▸ **Short problem**
Write out again, exactly as they appear, the lines from the line with "What React, TypeScript and Apache" through the line with "import * as". Do not include any pictures.

___ Task material ___

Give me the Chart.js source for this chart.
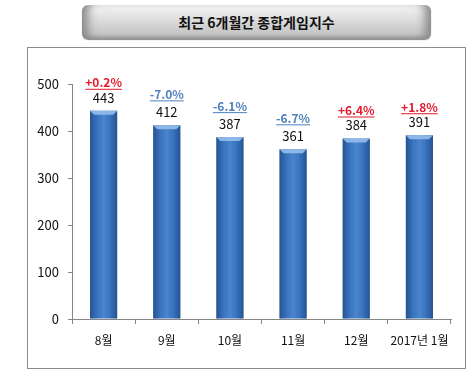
<!DOCTYPE html>
<html>
<head>
<meta charset="utf-8">
<script src="https://cdn.jsdelivr.net/npm/chart.js@4"></script>
<style>
  html, body { margin: 0; padding: 0; background: #fff; }
  #wrap { position: relative; width: 474px; height: 376px; overflow: hidden; }
  #frame { position: absolute; left: 27px; top: 47px; width: 437px; height: 320px; border: 1px solid #8c8c8c; }
  #title {
    position: absolute; left: 82px; top: 5px; width: 349px; height: 34px;
    border-radius: 6px;
    background: linear-gradient(to bottom, #f4f4f4 0%, #dcdcdc 45%, #c4c4c4 85%, #9a9a9a 100%);
    box-shadow: inset 12px 0 10px -6px #8a8a8a, inset -12px 0 10px -6px #8a8a8a, 0 1px 1px #888;
    font: bold 14px "Noto Sans CJK KR", sans-serif; color: #111;
    text-align: center; line-height: 34px;
  }
  canvas { position: absolute; left: 0; top: 0; }
</style>
</head>
<body>
<div id="wrap">
  <div id="frame"></div>
  <div id="title">최근 6개월간 종합게임지수</div>
  <canvas id="chart" width="474" height="376"></canvas>
</div>
<script>
const ctx1 = document.getElementById('chart');

let months = ['8월', '9월', '10월', '11월', '12월', '2017년 1월']
let valores = [443, 412, 387, 361, 384, 391]
let changes = ['+0.2%', '-7.0%', '-6.1%', '-6.7%', '+6.4%', '+1.8%']

const labelPlugin = {
  id: 'labels',
  afterDatasetsDraw(chart) {
    const c = chart.ctx
    const meta = chart.getDatasetMeta(0)
    meta.data.forEach((bar, i) => {
      const half = bar.width / 2
      const left = bar.x - half
      const h = bar.base - bar.y

      // darker edges so the bar looks rounded
      c.save()
      const g = c.createLinearGradient(left, 0, left + bar.width, 0)
      g.addColorStop(0, 'rgba(20,50,100,0.55)')
      g.addColorStop(0.3, 'rgba(20,50,100,0.05)')
      g.addColorStop(0.5, 'rgba(255,255,255,0.08)')
      g.addColorStop(0.7, 'rgba(20,50,100,0.05)')
      g.addColorStop(1, 'rgba(20,50,100,0.55)')
      c.fillStyle = g
      c.fillRect(left, bar.y, bar.width, h)

      // light top bevel
      c.fillStyle = 'rgba(150,190,235,0.9)'
      c.beginPath()
      c.moveTo(left, bar.y)
      c.lineTo(left + bar.width, bar.y)
      c.lineTo(left + bar.width - 4, bar.y + 4)
      c.lineTo(left + 4, bar.y + 4)
      c.closePath()
      c.fill()
      c.restore()

      c.save()
      c.textAlign = 'center'
      c.textBaseline = 'middle'
      c.font = '13px "Noto Sans CJK KR", sans-serif'
      c.fillStyle = '#111'
      const vy = bar.y - 13
      c.fillText(valores[i], bar.x, vy)

      const up = changes[i][0] === '+'
      const py = vy - (up ? 15 : 18)
      c.font = '600 12px "Noto Sans CJK KR", sans-serif'
      c.fillStyle = up ? '#e3192d' : '#4f81bd'
      c.fillText(changes[i], bar.x, py)
      const w = c.measureText(changes[i]).width
      c.fillRect(bar.x - w / 2, py + 6, w, 1)
      c.restore()
    })
  }
}

let teste = {
  type: 'bar',
  data: {
    labels: months,
    datasets: [{
      data: valores,
      backgroundColor: '#3d7bc8',
      borderWidth: 0,
      barPercentage: 0.43,
      categoryPercentage: 1
    }]
  },
  options: {
    responsive: false,
    animation: false,
    layout: { padding: { top: 84, right: 23, left: 0, bottom: 0 } },
    plugins: { legend: { display: false }, tooltip: { enabled: false } },
    scales: {
      x: {
        afterFit: s => { s.height = 57 },
        border: { color: '#868686' },
        grid: { drawOnChartArea: false, tickLength: 5, color: '#868686', offset: true },
        ticks: { color: '#111', font: { size: 12, family: '"Noto Sans CJK KR", sans-serif' }, padding: 9, maxRotation: 0 }
      },
      y: {
        min: 0, max: 500,
        afterFit: s => { s.width = 72 },
        border: { color: '#868686' },
        grid: { drawOnChartArea: false, tickLength: 4, color: '#868686' },
        ticks: { stepSize: 100, color: '#111', font: { size: 13, family: '"Noto Sans CJK KR", sans-serif' }, padding: 9 }
      }
    }
  },
  plugins: [labelPlugin]
}

let chart = new Chart(ctx1, teste);
</script>
</body>
</html>
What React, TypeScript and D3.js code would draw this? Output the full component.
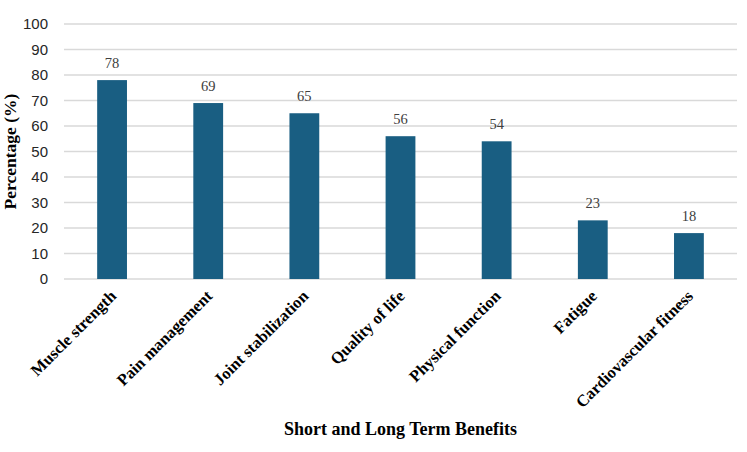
import { scaleBand, scaleLinear } from "d3";

const WIDTH = 747;
const HEIGHT = 452;

const MARGIN = { top: 24, right: 10, bottom: 173, left: 64 };

const CATEGORIES = [
  "Muscle strength",
  "Pain management",
  "Joint stabilization",
  "Quality of life",
  "Physical function",
  "Fatigue",
  "Cardiovascular fitness",
];
const VALUES = [78, 69, 65, 56, 54, 23, 18];
const Y_TICKS = [0, 10, 20, 30, 40, 50, 60, 70, 80, 90, 100];

const BAR_COLOR = "#195e82";
const GRID_COLOR = "#d9d9d9";
const SERIF = "'Liberation Serif', 'Times New Roman', serif";
const SANS = "'Liberation Sans', Arial, sans-serif";

export default function App() {
  const innerWidth = WIDTH - MARGIN.left - MARGIN.right;
  const innerHeight = HEIGHT - MARGIN.top - MARGIN.bottom;

  const x = scaleBand<string>()
    .domain(CATEGORIES)
    .range([0, innerWidth])
    .paddingInner(0.69)
    .paddingOuter(0.345);

  const y = scaleLinear().domain([0, 100]).range([innerHeight, 0]);

  return (
    <svg
      width={WIDTH}
      height={HEIGHT}
      style={{ position: "absolute", left: 0, top: 0, background: "#fff" }}
    >
      <g transform={`translate(${MARGIN.left},${MARGIN.top})`}>
        {/* grid + y ticks */}
        {Y_TICKS.map(t => (
          <g key={t} transform={`translate(0,${y(t)})`}>
            <line x1={0} x2={innerWidth} stroke={GRID_COLOR} strokeWidth={1.5} />
            <text
              x={-16}
              dy="0.35em"
              textAnchor="end"
              fontFamily={SANS}
              fontSize={15}
              fill="#262626"
            >
              {t}
            </text>
          </g>
        ))}

        {/* bars */}
        {CATEGORIES.map((c, i) => (
          <g key={c}>
            <rect
              x={x(c)}
              y={y(VALUES[i])}
              width={x.bandwidth()}
              height={innerHeight - y(VALUES[i])}
              fill={BAR_COLOR}
            />
            <text
              x={(x(c) ?? 0) + x.bandwidth() / 2}
              y={y(VALUES[i]) - 12}
              textAnchor="middle"
              fontFamily={SERIF}
              fontSize={14.5}
              fill="#404040"
            >
              {VALUES[i]}
            </text>
          </g>
        ))}

        {/* x category labels */}
        {CATEGORIES.map(c => (
          <text
            key={c}
            transform={`translate(${(x(c) ?? 0) + x.bandwidth() / 2 + 1},${innerHeight + 14}) rotate(-45)`}
            textAnchor="end"
            dy="0.35em"
            fontFamily={SERIF}
            fontWeight="bold"
            fontSize={16.5}
            fill="#000"
          >
            {c}
          </text>
        ))}

        {/* axis titles */}
        <text
          x={innerWidth / 2}
          y={innerHeight + 156}
          textAnchor="middle"
          fontFamily={SERIF}
          fontWeight="bold"
          fontSize={18}
        >
          Short and Long Term Benefits
        </text>
        <text
          transform={`translate(${-MARGIN.left + 16},${innerHeight / 2}) rotate(-90)`}
          textAnchor="middle"
          fontFamily={SERIF}
          fontWeight="bold"
          fontSize={17.5}
        >
          Percentage (%)
        </text>
      </g>
    </svg>
  );
}
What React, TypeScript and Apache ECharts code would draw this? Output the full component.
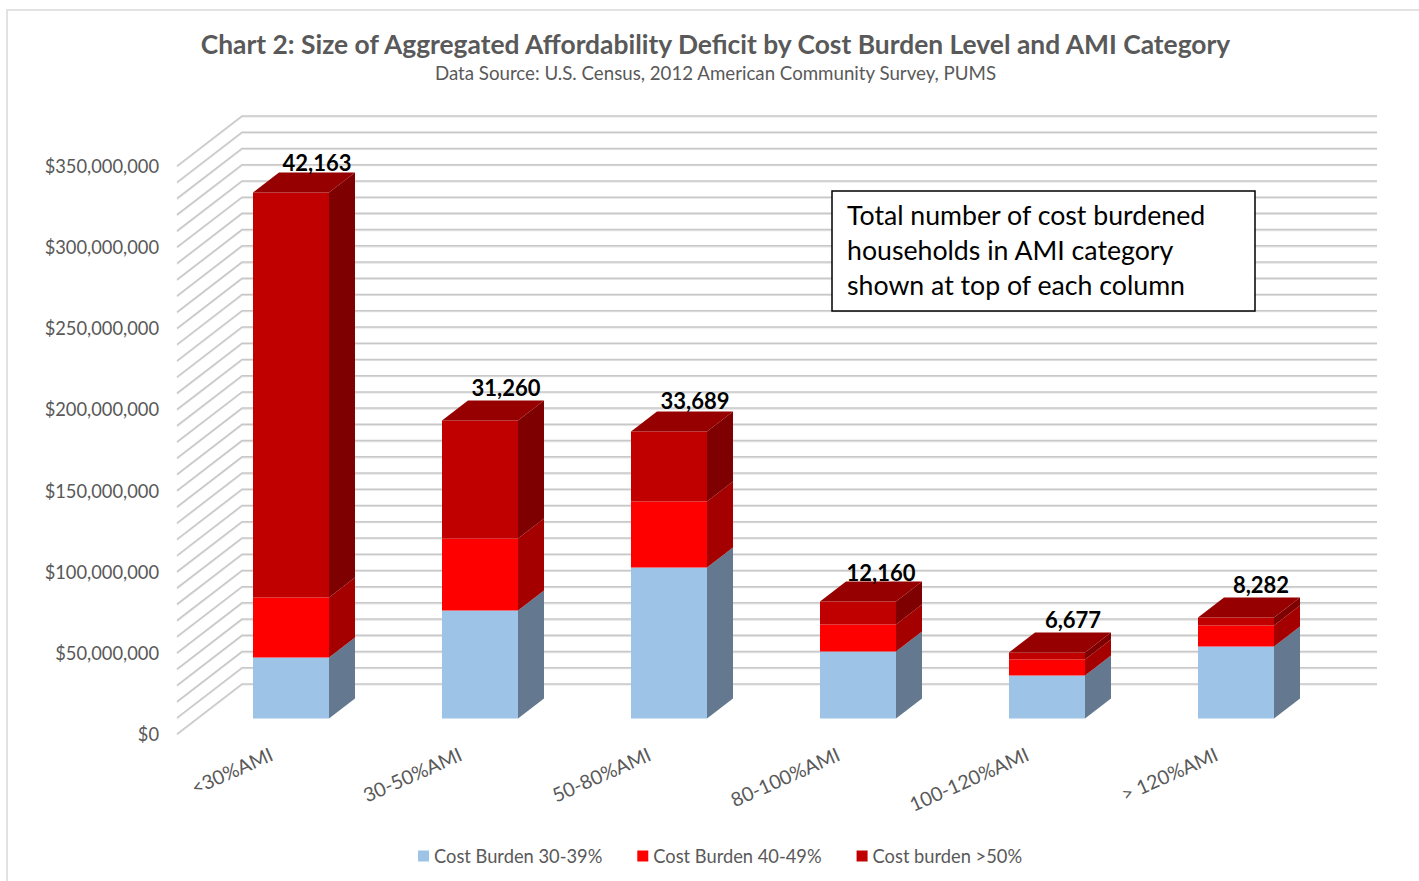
import React, { useEffect, useRef } from "react";
import * as echarts from "echarts";

const categories = ["<30%AMI", "30-50%AMI", "50-80%AMI", "80-100%AMI", "100-120%AMI", "> 120%AMI"];
const burden30to39 = [37600000, 66500000, 93000000, 41300000, 26500000, 44400000];
const burden40to49 = [37000000, 44400000, 40700000, 16600000, 9900000, 12900000];
const burdenOver50 = [249500000, 72700000, 43100000, 14200000, 4300000, 4900000];
const householdTotals = ["42,163", "31,260", "33,689", "12,160", "6,677", "8,282"];
const gridValues = [
  0, 10, 20, 30, 40, 50, 60, 70, 80, 90, 100, 110, 120, 130, 140, 150, 160, 170,
  180, 190, 200, 210, 220, 230, 240, 250, 260, 270, 280, 290, 300, 310, 320, 330, 340, 350,
].map((m) => m * 1000000);
const seriesNames = ["Cost Burden 30-39%", "Cost Burden 40-49%", "Cost burden >50%"];
const titleText = "Chart 2: Size of Aggregated Affordability Deficit by Cost Burden Level and AMI Category";
const subtitleText = "Data Source: U.S. Census, 2012 American Community Survey, PUMS";
const noteLines = ["Total number of cost burdened", "households in AMI category", "shown at top of each column"];

const FONT = "Lato";
const BAR_W = 76;
const OFF_X = 19.5; // plane of the bar fronts relative to the axis plane
const OFF_Y = -15.5;
const DEPTH_X = 26;
const DEPTH_Y = -20;
const WALL_X = 65;
const WALL_Y = -50;
const WALL_RIGHT = 1377;
const labelNudgeX = [0, 0, 0, -3, 0, -1];
const labelNudgeY = [0, -2.5, -0.5, 1.5, -2.5, -2.5];

function pts(...p: number[][]) {
  return p;
}

function stackSeries(name: string, values: number[], base: number[], front: string, side: string, top: string | null) {
  return {
    type: "custom",
    name,
    coordinateSystem: "cartesian2d",
    clip: false,
    z: 5,
    itemStyle: { color: front },
    encode: { x: 0, y: [1, 2] },
    data: values.map((v, i) => [i, base[i], base[i] + v]),
    renderItem: (_: any, api: any) => {
      const a = api.coord([api.value(0), api.value(1)]);
      const b = api.coord([api.value(0), api.value(2)]);
      const x0 = a[0] + OFF_X - BAR_W / 2;
      const x1 = x0 + BAR_W;
      const yb = a[1] + OFF_Y;
      const yt = b[1] + OFF_Y;
      const children: any[] = [
        {
          type: "polygon",
          shape: { points: pts([x1, yb], [x1 + DEPTH_X, yb + DEPTH_Y], [x1 + DEPTH_X, yt + DEPTH_Y], [x1, yt]) },
          style: { fill: side },
        },
        {
          type: "polygon",
          shape: { points: pts([x0, yb], [x1, yb], [x1, yt], [x0, yt]) },
          style: { fill: front },
        },
      ];
      if (top) {
        children.push({
          type: "polygon",
          shape: { points: pts([x0, yt], [x1, yt], [x1 + DEPTH_X, yt + DEPTH_Y], [x0 + DEPTH_X, yt + DEPTH_Y]) },
          style: { fill: top },
        });
      }
      return { type: "group", children };
    },
  };
}

export default function App() {
  const ref = useRef<HTMLDivElement>(null);
  useEffect(() => {
    document.body.style.margin = "0";
    const chart = echarts.init(ref.current!, undefined, { renderer: "svg" });
    const base2 = burden30to39;
    const base3 = burden30to39.map((v, i) => v + burden40to49[i]);
    const totals = base3.map((v, i) => v + burdenOver50[i]);
    chart.setOption({
      animation: false,
      backgroundColor: "#fff",
      title: {
        text: titleText,
        subtext: subtitleText,
        left: 710.5,
        top: 26,
        textAlign: "center",
        itemGap: 6,
        textStyle: { fontFamily: FONT, fontSize: 26.4, fontWeight: "bold", color: "#595959" },
        subtextStyle: { fontFamily: FONT, fontSize: 18.7, color: "#595959" },
      },
      legend: {
        data: seriesNames,
        left: 413,
        top: 842,
        itemWidth: 11,
        itemHeight: 11,
        itemGap: 35,
        textStyle: { fontFamily: FONT, fontSize: 18.3, color: "#595959", padding: [0, 0, 0, 0] },
        icon: "rect",
      },
      grid: { left: 177, top: 166, width: 1134, height: 568, containLabel: false },
      xAxis: {
        type: "category",
        data: categories,
        axisLine: { show: false },
        axisTick: { show: false },
        axisLabel: { rotate: 24, interval: 0, margin: 19, fontFamily: FONT, fontSize: 19.6, color: "#595959" },
      },
      yAxis: {
        type: "value",
        min: 0,
        max: 350000000,
        interval: 50000000,
        axisLine: { show: false },
        axisTick: { show: false },
        splitLine: { show: false },
        axisLabel: {
          margin: 18,
          fontFamily: FONT,
          fontSize: 18.3,
          color: "#595959",
          padding: [0, 0, 2, 0],
          formatter: (v: number) => "$" + v.toLocaleString("en-US"),
        },
      },
      graphic: [
        { type: "rect", z: 0, shape: { x: 7, y: 10, width: 1425, height: 890 }, style: { fill: "none", stroke: "#d9d9d9", lineWidth: 1.5 } },
        { type: "rect", z: 100, shape: { x: 832, y: 191, width: 423, height: 120 }, style: { fill: "#fff", stroke: "#000", lineWidth: 1.5 } },
        ...noteLines.map((t, i) => ({
          type: "text",
          z: 101,
          x: 847,
          y: 215 + i * 35,
          style: { text: t, fontFamily: FONT, fontSize: 26.7, fill: "#000", textVerticalAlign: "middle" },
        })),
      ],
      series: [
        {
          type: "custom",
          coordinateSystem: "cartesian2d",
          clip: false,
          silent: true,
          z: 1,
          encode: { x: 0, y: 1 },
          data: gridValues.map((v) => [0, v]),
          renderItem: (params: any, api: any) => {
            const p = api.coord([0, api.value(1)]);
            const y = p[1];
            const x = params.coordSys.x;
            return {
              type: "group",
              children: [
                {
                  type: "polyline",
                  shape: { points: pts([x, y + 1], [x + WALL_X, y + WALL_Y + 1], [WALL_RIGHT, y + WALL_Y + 1]) },
                  style: { fill: "none", stroke: "#e4e4e4", lineWidth: 1.2 },
                },
                {
                  type: "polyline",
                  shape: { points: pts([x, y], [x + WALL_X, y + WALL_Y], [WALL_RIGHT, y + WALL_Y]) },
                  style: { fill: "none", stroke: "#c8c8c8", lineWidth: 1.5 },
                },
              ],
            };
          },
        },
        stackSeries(seriesNames[0], burden30to39, burden30to39.map(() => 0), "#9DC3E6", "#64798F", null),
        stackSeries(seriesNames[1], burden40to49, base2, "#FF0000", "#A50000", null),
        stackSeries(seriesNames[2], burdenOver50, base3, "#C00000", "#7F0000", "#960000"),
        {
          type: "custom",
          coordinateSystem: "cartesian2d",
          clip: false,
          silent: true,
          z: 6,
          encode: { x: 0, y: 1 },
          data: totals.map((v, i) => [i, v]),
          renderItem: (_: any, api: any) => {
            const i = api.value(0);
            const p = api.coord([i, api.value(1)]);
            return {
              type: "text",
              x: p[0] + OFF_X + DEPTH_X + labelNudgeX[i],
              y: p[1] + OFF_Y - 30.5 + labelNudgeY[i],
              style: {
                text: householdTotals[i],
                fontFamily: FONT,
                fontSize: 22,
                fontWeight: "bold",
                fill: "#000",
                textAlign: "center",
                textVerticalAlign: "middle",
              },
            };
          },
        },
      ],
    });
    return () => chart.dispose();
  }, []);
  return <div ref={ref} style={{ position: "absolute", left: 0, top: 0, width: 1419, height: 881 }} />;
}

___

▸ **Complete output**
What React, TypeScript and Apache ECharts code would draw this? Output the full component.
import React, { useEffect, useRef } from "react";
import * as echarts from "echarts";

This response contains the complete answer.